Nada in a thousand isn't "tight", it's "rubber stamp".
Two posts from one incident? That's academic publication inflation.
this is a very odd decision as to the defendant. The idea that a valid indictment would not be sufficient to probable cause for search warrant is absurd to me.
It seems to me what the magistrate was implying was that the GJ indictment was not supported by the facts, if that's the case, he should vacate the indictment.
I agree with the rest of the opinion.
As you phrase it, I don't know why. Whether there's p.c. that a crime was committed is an entirely different inquiry from whether there's p.c. that there's evidence of that crime in a particular place.
Moreover, as the judge explains, his job is to make an independent determination as to p.c., not to ask whether the grand jury found p.c.
Because his indictment is for the possession of the firearm, they are seeking the DNA swab for. It's absurd to say a grand jury found there was probable cause to believe that that you possessed a gun that TPO but there isn't probably cause to believe you possessed that gun to get a search for.
it's a repugnant decision, that belittles the Grand Jury, if you think the GJ was wrong to indict to the defendant for weapon possession then vacate the indictment.
1. How does it "belittle" the grand jury to not find p.c. for a warrant but not "belittle" the grand jury to dismiss its indictment entirely?
2. Again, you confuse the question of whether there's evidence that a crime was committed with the question of whether there's evidence of that crime in a specific place.
3. A magistrate judge has no authority to dismiss an indictment.
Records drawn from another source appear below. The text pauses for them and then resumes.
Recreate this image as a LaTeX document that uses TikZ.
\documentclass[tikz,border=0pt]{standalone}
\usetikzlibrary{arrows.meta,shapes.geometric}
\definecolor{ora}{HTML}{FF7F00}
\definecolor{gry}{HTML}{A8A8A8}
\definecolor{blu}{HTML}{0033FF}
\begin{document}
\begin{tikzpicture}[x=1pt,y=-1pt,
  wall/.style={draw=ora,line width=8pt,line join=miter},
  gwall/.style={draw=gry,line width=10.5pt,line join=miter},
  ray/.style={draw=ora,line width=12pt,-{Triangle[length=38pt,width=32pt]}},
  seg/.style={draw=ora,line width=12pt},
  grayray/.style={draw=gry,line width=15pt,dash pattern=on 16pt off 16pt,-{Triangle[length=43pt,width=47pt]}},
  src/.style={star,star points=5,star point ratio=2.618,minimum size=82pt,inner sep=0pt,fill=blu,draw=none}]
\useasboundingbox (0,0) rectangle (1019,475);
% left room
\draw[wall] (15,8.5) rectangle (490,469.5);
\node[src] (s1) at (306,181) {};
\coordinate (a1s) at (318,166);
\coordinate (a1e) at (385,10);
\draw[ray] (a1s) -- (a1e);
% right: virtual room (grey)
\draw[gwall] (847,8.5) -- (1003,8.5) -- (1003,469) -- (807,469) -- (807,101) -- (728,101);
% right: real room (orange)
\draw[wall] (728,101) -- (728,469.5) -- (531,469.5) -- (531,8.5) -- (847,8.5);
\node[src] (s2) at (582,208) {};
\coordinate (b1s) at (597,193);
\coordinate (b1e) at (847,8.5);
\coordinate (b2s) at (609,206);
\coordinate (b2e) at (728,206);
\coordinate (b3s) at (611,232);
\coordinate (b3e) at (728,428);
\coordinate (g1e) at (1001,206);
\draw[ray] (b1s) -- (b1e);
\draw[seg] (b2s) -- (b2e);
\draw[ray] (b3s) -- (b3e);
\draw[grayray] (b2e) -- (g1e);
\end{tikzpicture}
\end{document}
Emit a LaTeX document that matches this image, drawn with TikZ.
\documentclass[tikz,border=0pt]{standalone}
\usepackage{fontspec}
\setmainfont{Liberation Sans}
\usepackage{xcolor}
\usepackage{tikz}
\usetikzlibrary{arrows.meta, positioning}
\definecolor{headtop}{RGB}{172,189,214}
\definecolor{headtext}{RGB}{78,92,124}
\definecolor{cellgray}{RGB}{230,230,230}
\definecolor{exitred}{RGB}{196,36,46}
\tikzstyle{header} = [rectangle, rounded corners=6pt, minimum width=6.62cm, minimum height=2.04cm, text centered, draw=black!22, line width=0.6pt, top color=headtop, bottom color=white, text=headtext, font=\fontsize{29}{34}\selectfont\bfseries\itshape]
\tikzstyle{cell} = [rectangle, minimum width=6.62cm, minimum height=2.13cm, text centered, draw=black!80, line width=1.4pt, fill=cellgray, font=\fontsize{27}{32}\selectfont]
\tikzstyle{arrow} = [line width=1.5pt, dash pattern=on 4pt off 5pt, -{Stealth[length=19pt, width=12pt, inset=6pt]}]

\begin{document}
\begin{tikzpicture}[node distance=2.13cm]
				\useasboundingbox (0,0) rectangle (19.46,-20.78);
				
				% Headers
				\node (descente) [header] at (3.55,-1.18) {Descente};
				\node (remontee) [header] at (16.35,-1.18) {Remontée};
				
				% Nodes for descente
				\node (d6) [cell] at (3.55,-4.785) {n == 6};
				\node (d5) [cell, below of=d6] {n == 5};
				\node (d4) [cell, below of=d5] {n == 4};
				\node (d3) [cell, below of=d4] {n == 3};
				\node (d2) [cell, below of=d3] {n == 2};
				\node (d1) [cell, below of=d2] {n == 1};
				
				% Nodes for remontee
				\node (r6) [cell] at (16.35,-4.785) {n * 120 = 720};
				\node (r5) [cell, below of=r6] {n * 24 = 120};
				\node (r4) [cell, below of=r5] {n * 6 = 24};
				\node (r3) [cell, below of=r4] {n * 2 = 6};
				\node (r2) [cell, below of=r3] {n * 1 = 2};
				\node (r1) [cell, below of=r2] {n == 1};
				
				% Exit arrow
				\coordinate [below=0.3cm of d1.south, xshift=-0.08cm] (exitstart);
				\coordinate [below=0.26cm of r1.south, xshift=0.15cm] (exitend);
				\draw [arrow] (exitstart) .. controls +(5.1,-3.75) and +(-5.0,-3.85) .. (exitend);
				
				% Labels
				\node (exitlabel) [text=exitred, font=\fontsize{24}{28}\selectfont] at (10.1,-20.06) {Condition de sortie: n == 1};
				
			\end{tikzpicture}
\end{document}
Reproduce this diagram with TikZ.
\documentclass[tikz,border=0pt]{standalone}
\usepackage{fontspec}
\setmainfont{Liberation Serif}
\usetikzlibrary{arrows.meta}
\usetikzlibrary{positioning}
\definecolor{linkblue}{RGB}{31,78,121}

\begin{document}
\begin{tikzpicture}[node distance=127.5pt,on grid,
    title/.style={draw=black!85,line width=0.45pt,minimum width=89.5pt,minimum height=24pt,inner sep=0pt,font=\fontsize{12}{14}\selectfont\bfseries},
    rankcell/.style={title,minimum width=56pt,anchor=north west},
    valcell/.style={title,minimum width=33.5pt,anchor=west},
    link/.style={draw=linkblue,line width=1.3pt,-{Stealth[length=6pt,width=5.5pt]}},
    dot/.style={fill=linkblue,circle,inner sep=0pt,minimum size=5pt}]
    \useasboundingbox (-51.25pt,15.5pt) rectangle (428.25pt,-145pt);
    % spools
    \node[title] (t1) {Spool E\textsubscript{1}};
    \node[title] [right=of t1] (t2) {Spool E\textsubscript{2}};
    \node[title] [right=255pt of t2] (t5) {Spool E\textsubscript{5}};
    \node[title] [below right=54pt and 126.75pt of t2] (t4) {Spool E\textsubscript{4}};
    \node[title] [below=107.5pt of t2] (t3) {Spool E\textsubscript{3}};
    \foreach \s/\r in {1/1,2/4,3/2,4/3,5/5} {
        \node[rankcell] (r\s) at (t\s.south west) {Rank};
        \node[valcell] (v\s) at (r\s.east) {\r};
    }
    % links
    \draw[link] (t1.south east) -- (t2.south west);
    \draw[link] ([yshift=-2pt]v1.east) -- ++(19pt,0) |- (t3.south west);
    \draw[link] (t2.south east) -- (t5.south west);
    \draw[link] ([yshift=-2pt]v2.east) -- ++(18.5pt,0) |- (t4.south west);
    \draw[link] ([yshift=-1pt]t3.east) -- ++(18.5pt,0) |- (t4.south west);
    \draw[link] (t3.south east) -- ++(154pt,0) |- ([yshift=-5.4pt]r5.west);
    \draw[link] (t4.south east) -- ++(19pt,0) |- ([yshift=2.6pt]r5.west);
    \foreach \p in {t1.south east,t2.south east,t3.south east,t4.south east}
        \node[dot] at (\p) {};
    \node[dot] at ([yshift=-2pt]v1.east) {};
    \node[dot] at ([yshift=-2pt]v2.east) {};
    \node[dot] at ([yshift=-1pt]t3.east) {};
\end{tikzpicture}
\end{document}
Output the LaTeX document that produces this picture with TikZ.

because if you vacate it, then the decisions align, no one expects grand juries to be perfect that is why motions to dismiss indictments as not supported by the evidence exists.
I have to assume that after this decision defense will move for a dismissal of the indictment. It would be incongruous to keep the indictment and deny the warrant application.
I have to assume that the defense will move for dismissal, too. And the assigned district judge (if the facts are as described here) should grant it. But that does not mean that the magistrate can (or should) sua sponte dismiss it.
[redacted], [redacted], and [redacted] to show [redacted].